次に、ピラミッドと運搬路の設計、計算、測量、建造、石の加工などを容易にするためには、高さと底辺の長さの単位を端数の無い整数にする必要がある。そのため、これらの尺度を独立させて使用した。
Ⅲ)、はじめに
ピラミッドを建造するには、高さと底辺の長さ、および、勾配(セケド)を決める必要がある。高さは段の単位と段数で決まり、底辺の長さは、底辺の長さの単位と単位数で決まる。セケドは、直角三角形の底辺の長さで表される。これらの数値を明らかにすることで、大きさの決定方法を解明することができる。そのため、高さと底辺の長さの測定値を基に、高さと底辺の長さの基準値とセケドを計算した。また、セケドは角度を表す数値であると共に、底辺と高さの比を表している。そのため、発表されているセケドの数値を基に底辺の長さの計算を行った。さらに、高さと底辺の長さの設定方法は、真正ピラミッドに共通していると考えられるため、同じ方法で大きさの数値を導き出した。次に、セケドの計算に使われているロイヤルキュービットの単位が、7バームに設定された根拠が明らかでない。 これについて、クフ王のピラミッドのセケドの算出方法を基に、その数値が決定された根拠を検討した。また、クフ王のピラミッドの底辺の長さの総和は、高さを半径とした円周の長さに等しいと考えられる。これを確認するため、正確な円周の長さと円の面積を、幾何学的に求める方法を導きだして、その検証を行った。また、巨大なピラミッドの設計と計算、測量、建造には、数値が大きいと複雑になる。その解決策として、高さと底辺の長さの尺度を独立させて使用した。これにより、段数、高さ、底辺の長さは共通の整数となる。この尺度の使用により、ピラミッドの大きさの計算、設計、高さと長さの測定、セケドの設定、石の加工、建造、運搬路の設計などが容易になる。

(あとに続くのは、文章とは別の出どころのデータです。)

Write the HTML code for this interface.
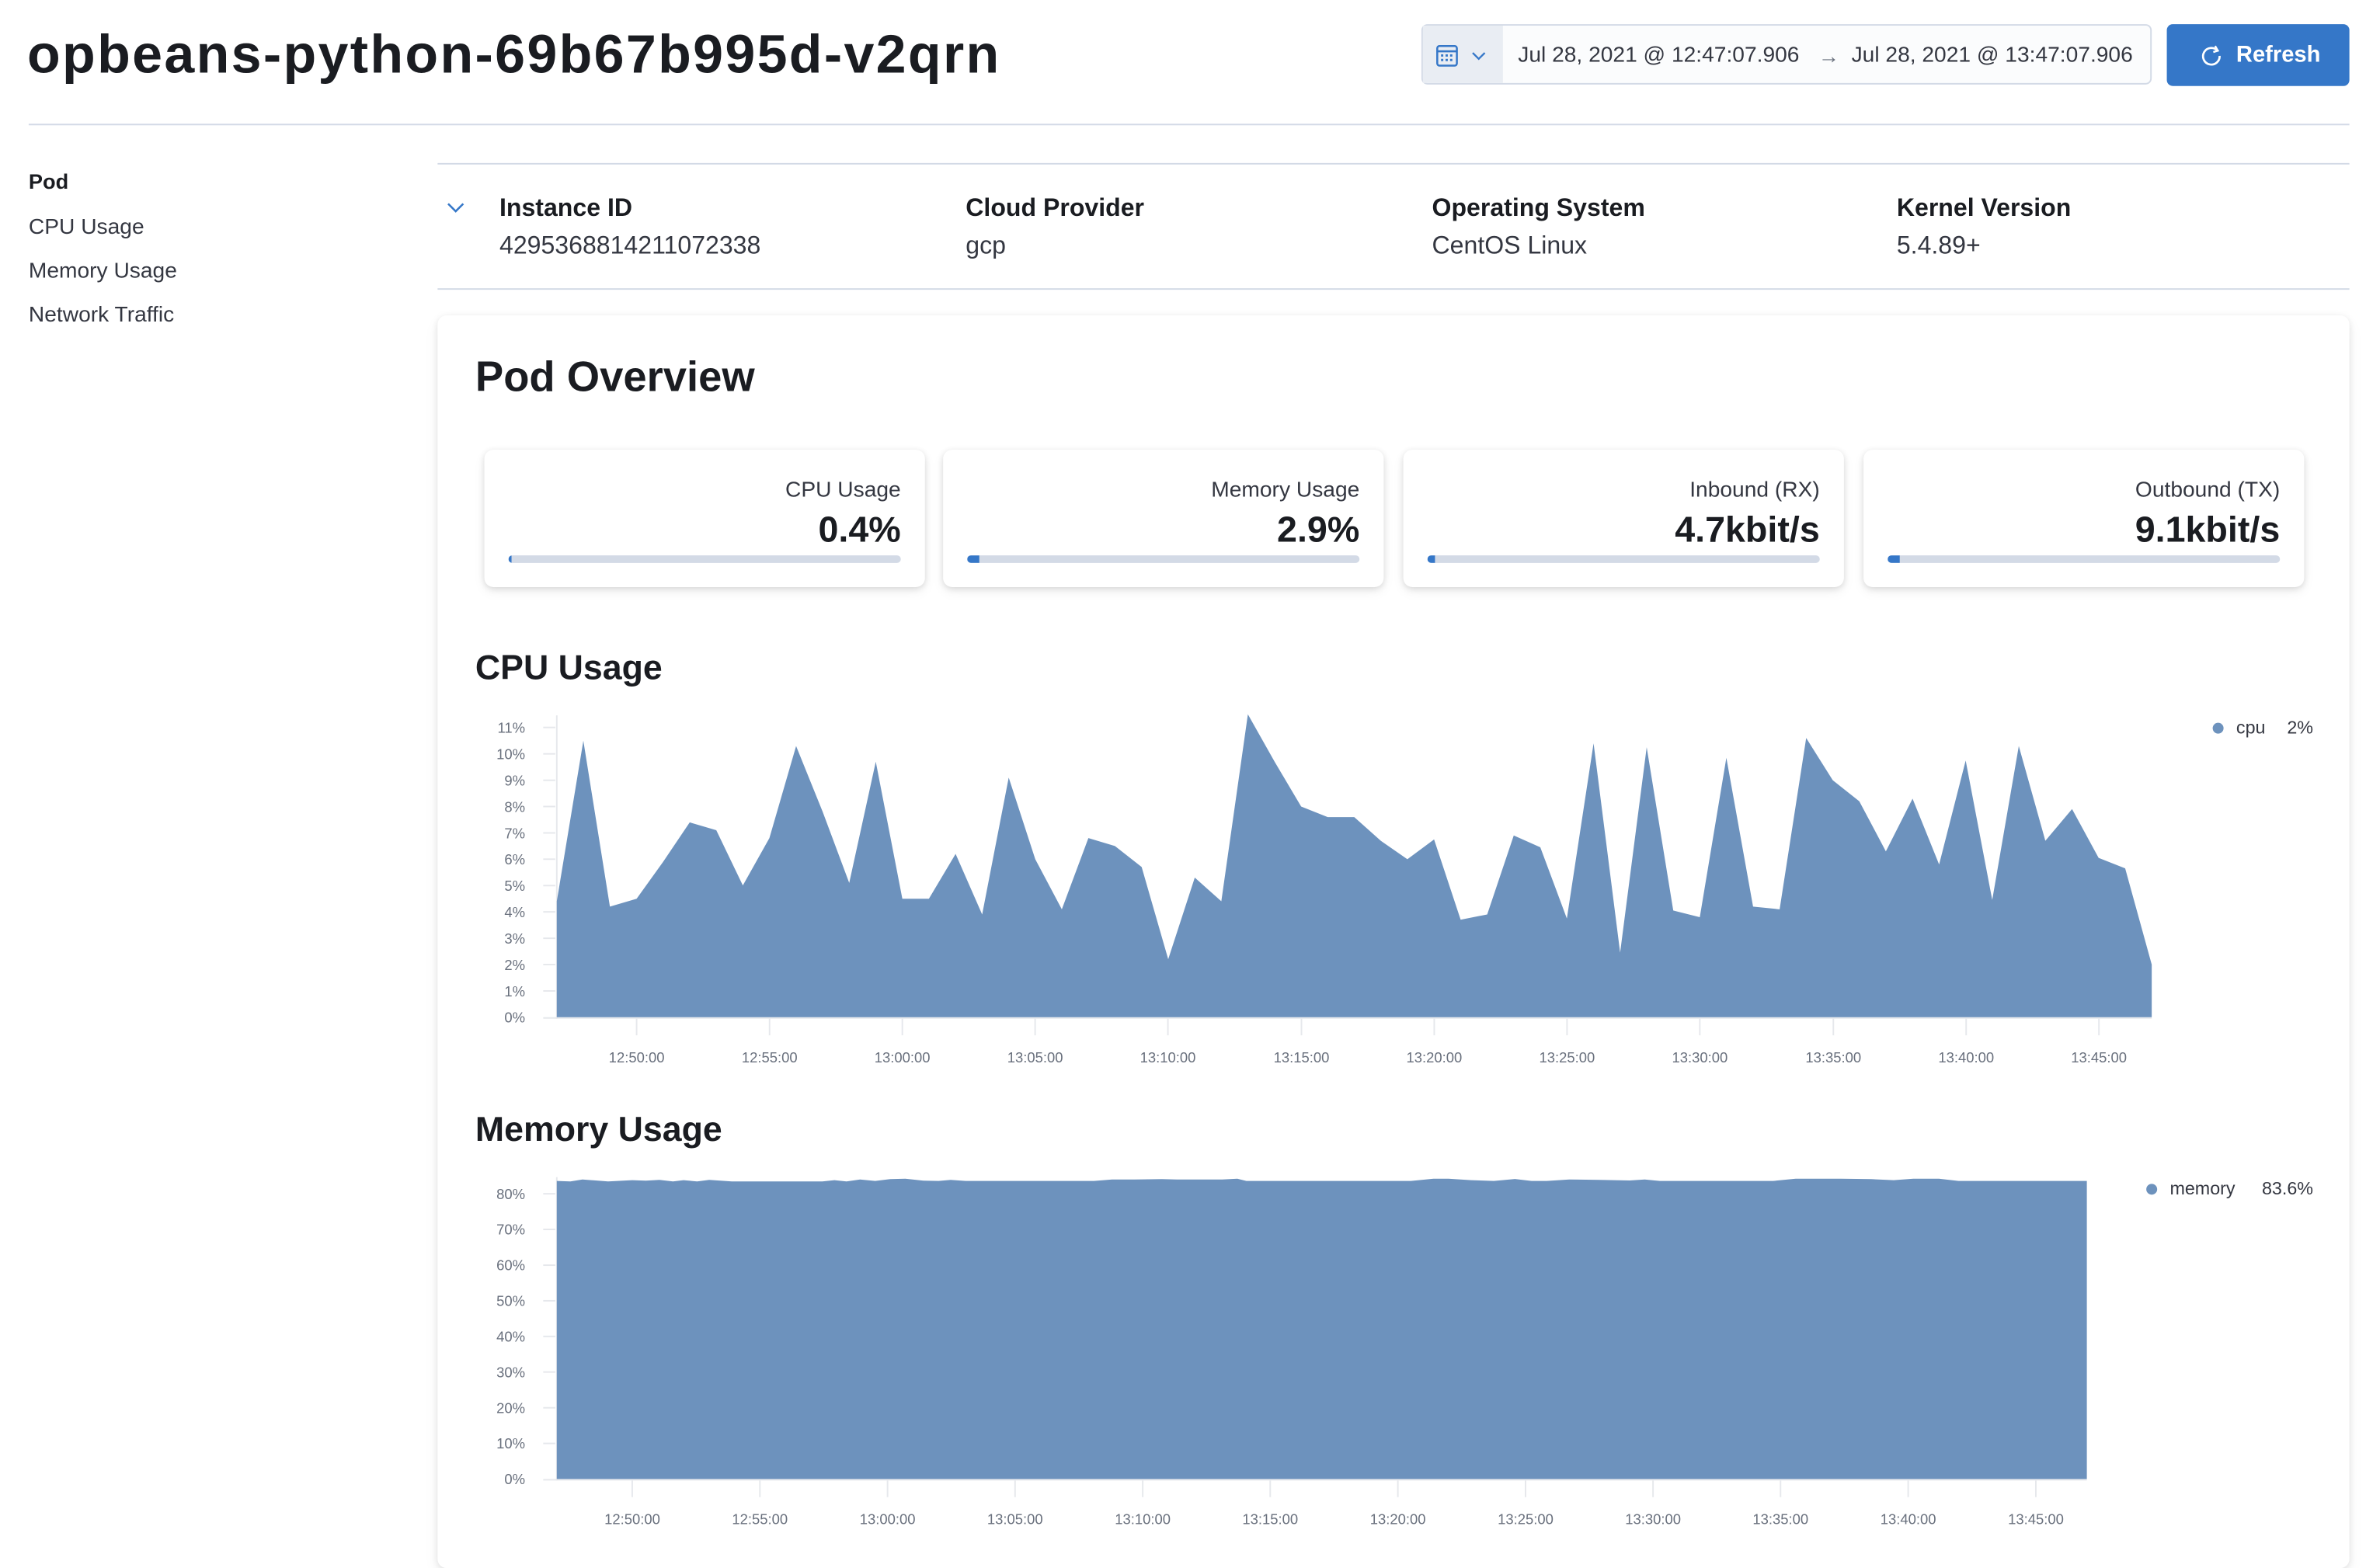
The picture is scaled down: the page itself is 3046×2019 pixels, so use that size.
<!DOCTYPE html>
<html><head><meta charset="utf-8"><style>
html,body{margin:0;padding:0;background:#fff;overflow:hidden;width:3046px;height:1986px}
#w{position:absolute;left:0;top:0;width:1568px;height:1023px;transform:scale(1.9426,1.9433);transform-origin:0 0;font-family:"Liberation Sans",sans-serif;color:#1a1c21}
.a{position:absolute;white-space:nowrap}
.hl{position:absolute;height:1px;background:#d3dae6}
.card{position:absolute;top:298px;width:292px;height:91px;background:#fff;border-radius:6px;box-shadow:0 1px 4px rgba(0,0,0,.12),0 3px 8px rgba(0,0,0,.06)}
.card .l{position:absolute;right:16px;top:19px;font-size:14.5px;color:#343741}
.card .v{position:absolute;right:16px;top:40px;font-size:24px;font-weight:bold}
.card .b{position:absolute;left:16px;right:16px;top:70px;height:5px;border-radius:3px;background:#d3dae6;overflow:hidden}
.card .b i{position:absolute;left:0;top:0;height:5px;background:#3577c8}
.col .t{font-size:16.5px;font-weight:bold}
.col .s{font-size:16.5px;color:#343741;margin-top:6px}
</style></head><body><div id="w">
<div class="a" style="left:18px;top:15px;font-size:36px;font-weight:bold;letter-spacing:1.2px">opbeans-python-69b67b995d-v2qrn</div>
<div class="a" style="left:942px;top:16px;width:484px;height:40px;border:1px solid #d3dae6;border-radius:4px;background:#fbfcfd;box-sizing:border-box"></div>
<div class="a" style="left:943px;top:17px;width:53px;height:38px;background:#e9edf3"></div>
<svg class="a" style="left:951px;top:28px" width="40" height="18"><rect x="1.5" y="2.5" width="13" height="13" rx="1.5" fill="none" stroke="#3577c8" stroke-width="1.3"/><line x1="1.5" y1="6" x2="14.5" y2="6" stroke="#3577c8" stroke-width="1.3"/><g fill="#3577c8"><rect x="4" y="8" width="1.5" height="1.5"/><rect x="7" y="8" width="1.5" height="1.5"/><rect x="10" y="8" width="1.5" height="1.5"/><rect x="4" y="11" width="1.5" height="1.5"/><rect x="7" y="11" width="1.5" height="1.5"/><rect x="10" y="11" width="1.5" height="1.5"/></g><polyline points="25,7 29,11 33,7" fill="none" stroke="#3577c8" stroke-width="1.2"/></svg>
<div class="a" style="left:1006px;top:29px;font-size:14.5px;color:#343741">Jul 28, 2021 @ 12:47:07.906</div>
<div class="a" style="left:1205px;top:29px;font-size:14px;color:#69707d">→</div>
<div class="a" style="left:1227px;top:29px;font-size:14.5px;color:#343741">Jul 28, 2021 @ 13:47:07.906</div>
<div class="a" style="left:1436px;top:16px;width:121px;height:41px;background:#3577c8;border-radius:4px"></div>
<svg class="a" style="left:1458px;top:29px" width="16" height="16"><path d="M11.5 4.5 A5.5 5.5 0 1 0 13 8" fill="none" stroke="#fff" stroke-width="1.4"/><polyline points="10,1.5 11.8,4.6 8.8,5.5" fill="none" stroke="#fff" stroke-width="1.3"/></svg>
<div class="a" style="left:1482px;top:28px;font-size:15px;font-weight:bold;color:#fff">Refresh</div>
<div class="hl" style="left:19px;top:82px;width:1538px"></div>
<div class="a" style="left:19px;top:112px;font-size:14px;font-weight:bold">Pod</div>
<div class="a" style="left:19px;top:143px;font-size:14.5px;color:#343741">CPU Usage</div>
<div class="a" style="left:19px;top:172px;font-size:14.5px;color:#343741">Memory Usage</div>
<div class="a" style="left:19px;top:201px;font-size:14.5px;color:#343741">Network Traffic</div>
<div class="hl" style="left:290px;top:108px;width:1267px"></div>
<div class="hl" style="left:290px;top:191px;width:1267px"></div>
<svg class="a" style="left:295px;top:132px" width="16" height="12"><polyline points="2,3 7,8 12,3" fill="none" stroke="#3577c8" stroke-width="1.3"/></svg>
<div class="a col" style="left:331px;top:129px"><div class="t">Instance ID</div><div class="s">4295368814211072338</div></div>
<div class="a col" style="left:640px;top:129px"><div class="t">Cloud Provider</div><div class="s">gcp</div></div>
<div class="a col" style="left:949px;top:129px"><div class="t">Operating System</div><div class="s">CentOS Linux</div></div>
<div class="a col" style="left:1257px;top:129px"><div class="t">Kernel Version</div><div class="s">5.4.89+</div></div>
<div class="a" style="left:290px;top:209px;width:1267px;height:830px;background:#fff;border-radius:6px;box-shadow:0 1px 5px rgba(0,0,0,.10),0 4px 10px rgba(0,0,0,.05)"></div>
<div class="a" style="left:315px;top:234px;font-size:28px;font-weight:bold">Pod Overview</div>
<div class="card" style="left:321px"><div class="l">CPU Usage</div><div class="v">0.4%</div><div class="b"><i style="width:2px"></i></div></div>
<div class="card" style="left:625px"><div class="l">Memory Usage</div><div class="v">2.9%</div><div class="b"><i style="width:8px"></i></div></div>
<div class="card" style="left:930px"><div class="l">Inbound (RX)</div><div class="v">4.7kbit/s</div><div class="b"><i style="width:5px"></i></div></div>
<div class="card" style="left:1235px"><div class="l">Outbound (TX)</div><div class="v">9.1kbit/s</div><div class="b"><i style="width:8px"></i></div></div>
<div class="a" style="left:315px;top:429px;font-size:23px;font-weight:bold">CPU Usage</div>
<div class="a" style="left:315px;top:735px;font-size:23px;font-weight:bold">Memory Usage</div>
<svg class="a" style="left:0;top:0" width="1568" height="1023" font-family="Liberation Sans, sans-serif">
<g stroke="#e6e8ec" stroke-width="1"><line x1="369" y1="474" x2="369" y2="675"/><line x1="360" y1="674.5" x2="1426" y2="674.5"/>
<line x1="421.9" y1="675" x2="421.9" y2="686"/><line x1="510" y1="675" x2="510" y2="686"/><line x1="598" y1="675" x2="598" y2="686"/><line x1="686" y1="675" x2="686" y2="686"/><line x1="774" y1="675" x2="774" y2="686"/><line x1="862.5" y1="675" x2="862.5" y2="686"/><line x1="950.5" y1="675" x2="950.5" y2="686"/><line x1="1038.5" y1="675" x2="1038.5" y2="686"/><line x1="1126.5" y1="675" x2="1126.5" y2="686"/><line x1="1215" y1="675" x2="1215" y2="686"/><line x1="1303" y1="675" x2="1303" y2="686"/><line x1="1391" y1="675" x2="1391" y2="686"/>
<line x1="360" y1="482" x2="368" y2="482"/><line x1="360" y1="499.5" x2="368" y2="499.5"/><line x1="360" y1="517" x2="368" y2="517"/><line x1="360" y1="534.4" x2="368" y2="534.4"/><line x1="360" y1="551.9" x2="368" y2="551.9"/><line x1="360" y1="569.3" x2="368" y2="569.3"/><line x1="360" y1="586.8" x2="368" y2="586.8"/><line x1="360" y1="604.2" x2="368" y2="604.2"/><line x1="360" y1="621.7" x2="368" y2="621.7"/><line x1="360" y1="639.1" x2="368" y2="639.1"/><line x1="360" y1="656.6" x2="368" y2="656.6"/>
</g>
<polygon fill="#6d92bd" points="369,674 369,597.2 386.6,490.8 404.2,600.7 421.9,595.5 439.5,571 457.1,544.9 474.7,550.1 492.3,586.7 509.9,555.3 527.6,494.3 545.2,537.9 562.8,585 580.4,504.7 598,595.5 615.6,595.5 633.3,565.8 650.9,605.9 668.5,515.2 686.1,569.3 703.7,602.5 721.3,555.3 738.9,560.6 756.6,574.5 774.2,635.6 791.8,581.5 809.4,597.2 827,473.3 844.7,504.7 862.3,534.4 879.9,541.4 897.5,541.4 915.1,557.1 932.7,569.3 950.4,556.2 968,609.4 985.6,605.9 1003.2,553.6 1020.8,561.4 1038.4,608.6 1056.1,492.5 1073.7,631.2 1091.3,495.1 1108.9,603.3 1126.5,607.7 1144.1,502.1 1161.8,600.7 1179.4,602.5 1197,489 1214.6,517 1232.2,530.9 1249.8,564.1 1267.5,529.2 1285.1,572.8 1302.7,503.9 1320.3,596.3 1337.9,494.3 1355.5,557.1 1373.2,536.1 1390.8,568.4 1408.4,575.4 1426,639.1 1426,674"/>
<g font-size="9.5" fill="#69707d" text-anchor="end"><text x="348" y="485.5">11%</text><text x="348" y="503">10%</text><text x="348" y="520.5">9%</text><text x="348" y="538">8%</text><text x="348" y="555.4">7%</text><text x="348" y="572.8">6%</text><text x="348" y="590.3">5%</text><text x="348" y="607.7">4%</text><text x="348" y="625.2">3%</text><text x="348" y="642.6">2%</text><text x="348" y="660.1">1%</text><text x="348" y="677.5">0%</text></g>
<g font-size="9.5" fill="#69707d" text-anchor="middle"><text x="421.9" y="704">12:50:00</text><text x="510" y="704">12:55:00</text><text x="598" y="704">13:00:00</text><text x="686" y="704">13:05:00</text><text x="774" y="704">13:10:00</text><text x="862.5" y="704">13:15:00</text><text x="950.5" y="704">13:20:00</text><text x="1038.5" y="704">13:25:00</text><text x="1126.5" y="704">13:30:00</text><text x="1215" y="704">13:35:00</text><text x="1303" y="704">13:40:00</text><text x="1391" y="704">13:45:00</text></g>
<circle cx="1470" cy="482.5" r="3.6" fill="#6d92bd"/><text x="1482" y="486" font-size="12" fill="#343741">cpu</text><text x="1533" y="486" font-size="12" fill="#343741" text-anchor="end">2%</text>
<g stroke="#e6e8ec" stroke-width="1"><line x1="369" y1="780" x2="369" y2="981"/><line x1="360" y1="980.5" x2="1383" y2="980.5"/>
<line x1="419" y1="981" x2="419" y2="992"/><line x1="503.6" y1="981" x2="503.6" y2="992"/><line x1="588.2" y1="981" x2="588.2" y2="992"/><line x1="672.7" y1="981" x2="672.7" y2="992"/><line x1="757.3" y1="981" x2="757.3" y2="992"/><line x1="841.8" y1="981" x2="841.8" y2="992"/><line x1="926.4" y1="981" x2="926.4" y2="992"/><line x1="1011" y1="981" x2="1011" y2="992"/><line x1="1095.5" y1="981" x2="1095.5" y2="992"/><line x1="1180" y1="981" x2="1180" y2="992"/><line x1="1264.6" y1="981" x2="1264.6" y2="992"/><line x1="1349.2" y1="981" x2="1349.2" y2="992"/>
<line x1="360" y1="791" x2="368" y2="791"/><line x1="360" y1="814.6" x2="368" y2="814.6"/><line x1="360" y1="838.3" x2="368" y2="838.3"/><line x1="360" y1="861.9" x2="368" y2="861.9"/><line x1="360" y1="885.5" x2="368" y2="885.5"/><line x1="360" y1="909.1" x2="368" y2="909.1"/><line x1="360" y1="932.8" x2="368" y2="932.8"/><line x1="360" y1="956.4" x2="368" y2="956.4"/></g>
<polygon fill="#6d92bd" points="369,980 369,782.5 378,782.8 386,781.5 403,782.8 419,782 428,782.3 437,781.8 446,782.8 453,782 462,782.8 470,781.8 485,782.8 545,782.8 553,782 561,782.8 570,781.5 580,782.5 590,781.3 600,781 612,782.3 622,782.5 630,781.8 640,782.5 725,782.5 737,781.5 752,781.5 770,781.3 780,781.5 800,781.5 810,781.5 820,781 826,782.5 935,782.5 950,781 960,781 975,782 990,782.5 1004,781.2 1015,782.5 1025,782.5 1040,781.5 1060,781.8 1080,782.2 1090,781.5 1100,782.5 1175,782.5 1190,781 1220,781 1240,781.3 1255,782 1268,781 1285,781 1298,782.5 1383,782.5 1383,980"/>
<g font-size="9.5" fill="#69707d" text-anchor="end"><text x="348" y="794.5">80%</text><text x="348" y="818">70%</text><text x="348" y="841.7">60%</text><text x="348" y="865.3">50%</text><text x="348" y="889">40%</text><text x="348" y="912.6">30%</text><text x="348" y="936.2">20%</text><text x="348" y="959.8">10%</text><text x="348" y="983.5">0%</text></g>
<g font-size="9.5" fill="#69707d" text-anchor="middle"><text x="419" y="1010">12:50:00</text><text x="503.6" y="1010">12:55:00</text><text x="588.2" y="1010">13:00:00</text><text x="672.7" y="1010">13:05:00</text><text x="757.3" y="1010">13:10:00</text><text x="841.8" y="1010">13:15:00</text><text x="926.4" y="1010">13:20:00</text><text x="1011" y="1010">13:25:00</text><text x="1095.5" y="1010">13:30:00</text><text x="1180" y="1010">13:35:00</text><text x="1264.6" y="1010">13:40:00</text><text x="1349.2" y="1010">13:45:00</text></g>
<circle cx="1426" cy="788" r="3.6" fill="#6d92bd"/><text x="1438" y="791.5" font-size="12" fill="#343741">memory</text><text x="1533" y="791.5" font-size="12" fill="#343741" text-anchor="end">83.6%</text>
</svg>
</div></body></html>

次に、石を運ぶために、古代のエジプト人が、どの様な運搬路を求めたかを考察した。長期に渡る重労働をするためには、建設方法が簡単で、運搬がし易く、建設期間が短く、時間単位の運搬量が多く、建設資材が無駄にならず、また、トラブルに対処し易い構造が必要と考えられた。そのため、ピラミッドの4面に併設して、斜面状の規格化した運搬路を造り、それを階段状に設置して、完成後に撤去できる構造を設計したと推測した。その構造として、幅と勾配を一定にするために、ピラミッドに仮設の突出部分を造り、それに設置する第1の運搬路と、突出部分に要する石を省き、さらに、勾配を一定にするために「幅、高さ、底辺の長さ」を変えて、ピラミッドに直接設置する第2の運搬路を設計した。また、13段目から上への段の辺の長さは短いため「高さ、底辺の長さ、勾配」を変えて、幅が同じになる運搬路を設計した。また、これらの運搬路とは別に、大きな石を運ぶ運搬路を設計した。
以上について、計算による解析方法を使って考察を行った。